Однако, если бы я сейчас вернулась к идее той книжки, одна из глав непременно называлась бы “Я старею в третий раз”.

…Моя бабушка почти до конца была в трезвом уме и твердой памяти. Я поняла, что приближается ее последнее путешествие, когда однажды она назвала меня мамой. Как только я зашла в квартиру, она, по обыкновению, тут же отправилась на кухню ставить чайник, чтобы угостить меня – именно от нее у меня фамильная тяга к сладкому, – и позвала: “Мама, иди, чай готов!” А потом, уже в комнате, где раньше всегда царил безупречный порядок, долго рылась на журнальном столике, пока с облегчением не вытащила из стопки газету: “Вот, записала слово, чтобы не вылетело из головы”. На белой кайме газеты крупно и немного коряво было написано – “ОБУЗА”: “Не хочу быть обузой”.

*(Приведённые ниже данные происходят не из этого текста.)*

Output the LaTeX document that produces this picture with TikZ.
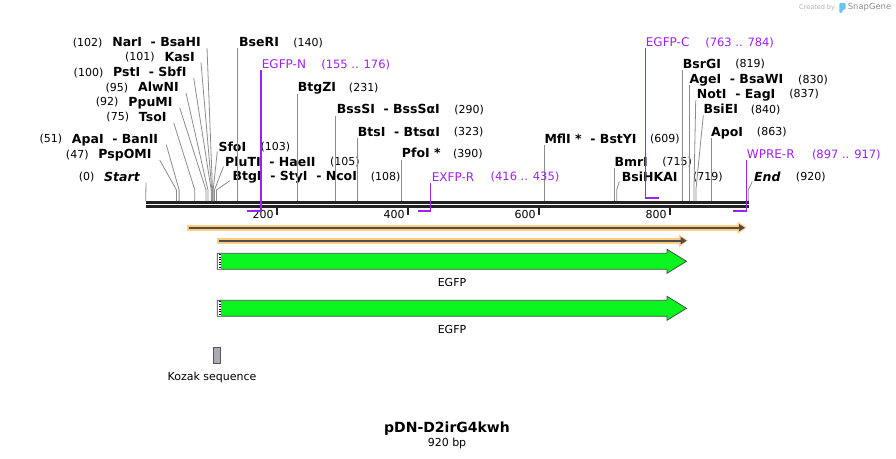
\documentclass[tikz,border=0pt]{standalone}
\usepackage{fontspec}
\setmainfont{DejaVu Sans}
\usepackage{tikz}
\usetikzlibrary{arrows.meta, positioning}
\definecolor{cutline}{HTML}{8C8C8C}
\definecolor{bbline}{HTML}{222222}
\definecolor{prmcol}{HTML}{A020F0}
\definecolor{orffill}{HTML}{FFCC80}
\definecolor{orfline}{HTML}{4D4D4D}
\definecolor{featfill}{HTML}{0AF51E}
\definecolor{featline}{HTML}{4D4D4D}
\definecolor{kozfill}{HTML}{A9ACB4}
\definecolor{kozline}{HTML}{555555}
\definecolor{wmtext}{HTML}{B3B3B3}
\definecolor{wmname}{HTML}{8F8F8F}
\definecolor{wmlogo}{HTML}{6CC3EE}
\tikzset{
  enz/.style     = {inner sep=0pt, font=\fontsize{12.5}{14}\selectfont\bfseries,
                    text height=9.1pt, text depth=0pt},
  enzit/.style   = {enz, font=\fontsize{12.5}{14}\selectfont\bfseries\itshape},
  num/.style     = {inner sep=0pt, font=\fontsize{11}{13}\selectfont,
                    text height=8pt, text depth=0pt},
  prm/.style     = {inner sep=0pt, text=prmcol, font=\fontsize{12}{14}\selectfont,
                    text height=8.75pt, text depth=0pt},
  prmrng/.style  = {prm, font=\fontsize{11.5}{13}\selectfont, text height=8.4pt},
  lbl/.style     = {num},
  ttl/.style     = {inner sep=0pt, font=\fontsize{14}{16}\selectfont\bfseries,
                    text height=10.2pt, text depth=0pt},
  cut/.style     = {draw=cutline, line width=0.8pt},
  prmline/.style = {draw=prmcol, line width=1.2pt},
  prmbar/.style  = {draw=prmcol, line width=2.4pt},
  backbone/.style= {draw=bbline},
  tickmark/.style= {draw=bbline, line width=2pt},
  orfhalo/.style = {draw=orffill, line width=6pt, -{Triangle[length=9pt, width=12pt]}},
  orfcore/.style = {draw=orfline, line width=2pt, -{Triangle[length=6pt, width=7pt]}},
  feat/.style    = {draw=featline, fill=featfill, line width=0.8pt},
  kozbox/.style  = {rectangle, draw=kozline, fill=kozfill, line width=0.8pt,
                    minimum width=7pt, minimum height=16pt, inner sep=0pt},
  wm/.style      = {inner sep=0pt, text=wmtext, font=\fontsize{6.5}{8}\selectfont},
}
\begin{document}
\begin{tikzpicture}[x=1pt, y=-1pt]
\useasboundingbox (0,0) rectangle (896,458);
\fill[white] (0,0) rectangle (896,458);

\foreach \p in {0,47,51,75,92,95,100,101,102,103,105,108,140,155,176,231,290,323,390,
                416,435,609,715,719,763,784,819,830,837,840,863,897,917,920}
  \coordinate (s\p) at ({145.7+0.655*\p},201);
\coordinate (elb) at (0,190);
\coordinate (pbl) at (0,211);
\coordinate (pbu) at (0,198);

\draw[backbone, line width=3pt]   (146,202.5) -- (749.3,202.5);
\draw[backbone, line width=2.6pt] (146,206.4) -- (749.3,206.4);
\foreach \t in {200,400,600,800} {
  \draw[tickmark] ({145.7+0.655*\t},208) -- ++(0,7);
  \node[num, anchor=east] (t\t) at ({142.7+0.655*\t},214) {\t};
}

\node[enz, anchor=east] (nar) at (201,42) {NarI~~- BsaHI};
\node[num, left=9.5pt of nar] (nar-n) {(102)};
\node[enz, anchor=east] (kas) at (195,56.7) {KasI};
\node[num, left=9.5pt of kas] (kas-n) {(101)};
\node[enz, anchor=east] (pst) at (186.7,72) {PstI~~- SbfI};
\node[num, left=9.5pt of pst] (pst-n) {(100)};
\node[enz, anchor=east] (alw) at (179,87) {AlwNI};
\node[num, left=9.5pt of alw] (alw-n) {(95)};
\node[enz, anchor=east] (ppu) at (172.7,101.7) {PpuMI};
\node[num, left=9.5pt of ppu] (ppu-n) {(92)};
\node[enz, anchor=east] (tso) at (166.7,116.7) {TsoI};
\node[num, left=9.5pt of tso] (tso-n) {(75)};
\node[enz, anchor=east] (apa) at (158.3,138.7) {ApaI~~- BanII};
\node[num, left=9.5pt of apa] (apa-n) {(51)};
\node[enz, anchor=east] (psp) at (151.7,154) {PspOMI};
\node[num, left=9.5pt of psp] (psp-n) {(47)};
\node[enzit, anchor=east] (start) at (140,176.7) {Start};
\node[num, left=9.5pt of start] (start-n) {(0)};
\draw[cut] ([shift={(6,6)}]nar.east) -- (s102 |- elb) -- (s102);
\draw[cut] ([shift={(6,6)}]kas.east) -- (s101 |- elb) -- (s101);
\draw[cut] ([shift={(7,6)}]pst.east) -- (s100 |- elb) -- (s100);
\draw[cut] ([shift={(7,6)}]alw.east) -- (s95 |- elb) -- (s95);
\draw[cut] ([shift={(7,6)}]ppu.east) -- (s92 |- elb) -- (s92);
\draw[cut] ([shift={(7,6)}]tso.east) -- (s75 |- elb) -- (s75);
\draw[cut] ([shift={(8,6)}]apa.east) -- (s51 |- elb) -- (s51);
\draw[cut] ([shift={(8,6)}]psp.east) -- (s47 |- elb) -- (s47);
\draw[cut] ([shift={(6,6)}]start.east) -- (s0);

\node[enz, anchor=west] (sfo) at (218.3,146.7) {SfoI};
\node[num, right=14pt of sfo] (sfo-n) {(103)};
\node[enz, anchor=west] (plu) at (225,161.7) {PluTI~~- HaeII};
\node[num, right=14pt of plu] (plu-n) {(105)};
\node[enz, anchor=west] (btg) at (232.3,176) {BtgI~~- StyI~~- NcoI};
\node[num, right=13.5pt of btg] (btg-n) {(108)};
\draw[cut] ([xshift=-1pt]sfo.south west) -- (s103 |- elb) -- (s103);
\draw[cut] ([xshift=-1.5pt]plu.south west) -- (s105 |- elb) -- (s105);
\draw[cut] ([xshift=-2.5pt]btg.south west) -- (s108 |- elb) -- (s108);

\node[enz, anchor=west] (bse) at (239,42) {BseRI};
\node[num, right=14pt of bse] (bse-n) {(140)};
\node[enz, anchor=west] (btgz) at (297.7,87.3) {BtgZI};
\node[num, right=12.5pt of btgz] (btgz-n) {(231)};
\node[enz, anchor=west] (bss) at (336.7,109.3) {BssSI~~- BssSαI};
\node[num, right=14pt of bss] (bss-n) {(290)};
\node[enz, anchor=west] (bts) at (357.7,131.7) {BtsI~~- BtsαI};
\node[num, right=13.5pt of bts] (bts-n) {(323)};
\node[enz, anchor=west] (pfo) at (401.7,153.3) {PfoI *};
\node[num, right=12pt of pfo] (pfo-n) {(390)};
\node[enz, anchor=west] (mfl) at (544.3,138.7) {MflI *~~- BstYI};
\node[num, right=13pt of mfl] (mfl-n) {(609)};
\node[enz, anchor=west] (bmr) at (614.3,161.7) {BmrI};
\node[num, right=14pt of bmr] (bmr-n) {(715)};
\node[enz, anchor=west] (bsih) at (621.7,176.7) {BsiHKAI};
\node[num, right=15pt of bsih] (bsih-n) {(719)};
\node[enz, anchor=west] (bsrg) at (682.7,63.7) {BsrGI};
\node[num, right=14pt of bsrg] (bsrg-n) {(819)};
\node[enz, anchor=west] (age) at (689.3,79) {AgeI~~- BsaWI};
\node[num, right=14.5pt of age] (age-n) {(830)};
\node[enz, anchor=west] (notl) at (696.7,93.7) {NotI~~- EagI};
\node[num, right=13.5pt of notl] (notl-n) {(837)};
\node[enz, anchor=west] (bsie) at (703.3,109) {BsiEI};
\node[num, right=12.5pt of bsie] (bsie-n) {(840)};
\node[enz, anchor=west] (apo) at (711,131.7) {ApoI};
\node[num, right=13.5pt of apo] (apo-n) {(863)};
\node[enzit, anchor=west] (endn) at (754,176.7) {End};
\node[num, right=15pt of endn] (endn-n) {(920)};
\draw[cut] ([yshift=-1.5pt]s140 |- bse.south) -- (s140);
\draw[cut] ([yshift=-1.5pt]s231 |- btgz.south) -- (s231);
\draw[cut] ([yshift=-1.5pt]s290 |- bss.south) -- (s290);
\draw[cut] ([yshift=-1.5pt]s323 |- bts.south) -- (s323);
\draw[cut] ([yshift=-1.5pt]s390 |- pfo.south) -- (s390);
\draw[cut] ([yshift=-1.5pt]s609 |- mfl.south) -- (s609);
\draw[cut] ([yshift=-1.5pt]s715 |- bmr.south) -- (s715);
\draw[cut] ([xshift=-2.4pt]bsih.south west) -- (s719 |- elb) -- (s719);
\draw[cut] ([yshift=-1.5pt]s819 |- bsrg.south) -- (s819);
\draw[cut] ([yshift=-1.5pt]s830 |- age.south) -- (s830);
\draw[cut] ([shift={(-1,2)}]notl.south west) -- (s837 |- elb) -- (s837);
\draw[cut] ([yshift=-1.5pt]bsie.south west) -- (s840 |- elb) -- (s840);
\draw[cut] ([yshift=-1.5pt]s863 |- apo.south) -- (s863);
\draw[cut] ([xshift=-1.7pt]endn.south west) -- (s920 |- elb) -- (s920);

\node[prm, anchor=west] (pn) at (261.7,64) {EGFP-N};
\node[prmrng, right=15pt of pn] (pn-r) {(155 .. 176)};
\node[prm, anchor=west] (pr) at (431.7,176.7) {EXFP-R};
\node[prmrng, right=16pt of pr] (pr-r) {(416 .. 435)};
\node[prm, anchor=west] (pc) at (645.7,42) {EGFP-C};
\node[prmrng, right=15.5pt of pc] (pc-r) {(763 .. 784)};
\node[prm, anchor=west] (pw) at (746.7,154.3) {WPRE-R};
\node[prmrng, right=17pt of pw] (pw-r) {(897 .. 917)};
\draw[prmline] ([yshift=-1.5pt]s176 |- pn.south) -- (s176 |- pbl);
\draw[prmbar]  (s155 |- pbl) -- ([xshift=0.6pt]s176 |- pbl);
\draw[prmline] ([yshift=-1.5pt]s435 |- pr.south) -- (s435 |- pbl);
\draw[prmbar]  (s416 |- pbl) -- ([xshift=0.6pt]s435 |- pbl);
\draw[prmline] ([yshift=-1.5pt]s763 |- pc.south) -- (s763 |- pbu);
\draw[prmbar]  ([xshift=-0.6pt]s763 |- pbu) -- (s784 |- pbu);
\draw[prmline] ([yshift=-1.5pt]s917 |- pw.south) -- (s917 |- pbl);
\draw[prmbar]  (s897 |- pbl) -- ([xshift=0.6pt]s917 |- pbl);

\draw[orfhalo] (187.3,227.7) -- (746.5,227.7);
\draw[orfcore] (189.3,227.7) -- (745,227.7);
\draw[orfhalo] (217.3,240.7) -- (688,240.7);
\draw[orfcore] (219.3,240.7) -- (686.7,240.7);

\draw[feat] (217.3,253.3) -- (667,253.3) -- (667,249.3) -- (686.5,261.3)
            -- (667,273.3) -- (667,269.3) -- (217.3,269.3) -- cycle;
\fill[white] (218,254) rectangle (221.3,268.6);
\draw[black, dotted, line width=0.5pt] (218.8,254) -- (218.8,268.6) (220.5,254) -- (220.5,268.6);
\node[lbl] (egfp1) at (452,282.7) {EGFP};
\draw[feat] (217.3,300.3) -- (667,300.3) -- (667,296.3) -- (686.5,308.3)
            -- (667,320.3) -- (667,316.3) -- (217.3,316.3) -- cycle;
\fill[white] (218,301) rectangle (221.3,315.6);
\draw[black, dotted, line width=0.5pt] (218.8,301) -- (218.8,315.6) (220.5,301) -- (220.5,315.6);
\node[lbl] (egfp2) at (452,329.3) {EGFP};

\node[kozbox] (koz) at (217,355.3) {};
\node[lbl] (koz-l) at (212,376.7) {Kozak sequence};

\node[ttl] (pname) at (447,427.7) {pDN-D2irG4kwh};
\node[lbl] (plen) at (447,442.7) {920 bp};

\node[wm, anchor=west] (wm-c) at (799,7.3) {Created by};
\fill[wmlogo, rounded corners=1pt] (839.3,3) -- (845.7,3) -- (845.7,9.3) -- (842.3,10)
      -- (842.3,12.8) -- (839.3,12.8) -- cycle;
\node[wm, anchor=west, text=wmname, font=\fontsize{8.4}{10}\selectfont] (wm-s) at (847.7,7.6) {SnapGene};
\end{tikzpicture}
\end{document}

…Маме был отмерен самый долгий век из моей родни – почти девяносто шесть. Притом, что всю жизнь ныла и жаловалась (мой муж иронизировал, что ее надо спрашивать не “Что хорошего?” – а “Что плохонького?”), глубокую старость и слепоту она переживала достаточно стойко и, пока была на ногах, пыталась, с моей помощью, ей сопротивляться. Я поняла, что она сдалась, когда в конце зимы, последней своей зимы, она сказала: “Жалко, что тебе малы будут мои замшевые сапоги, – такие удобные”.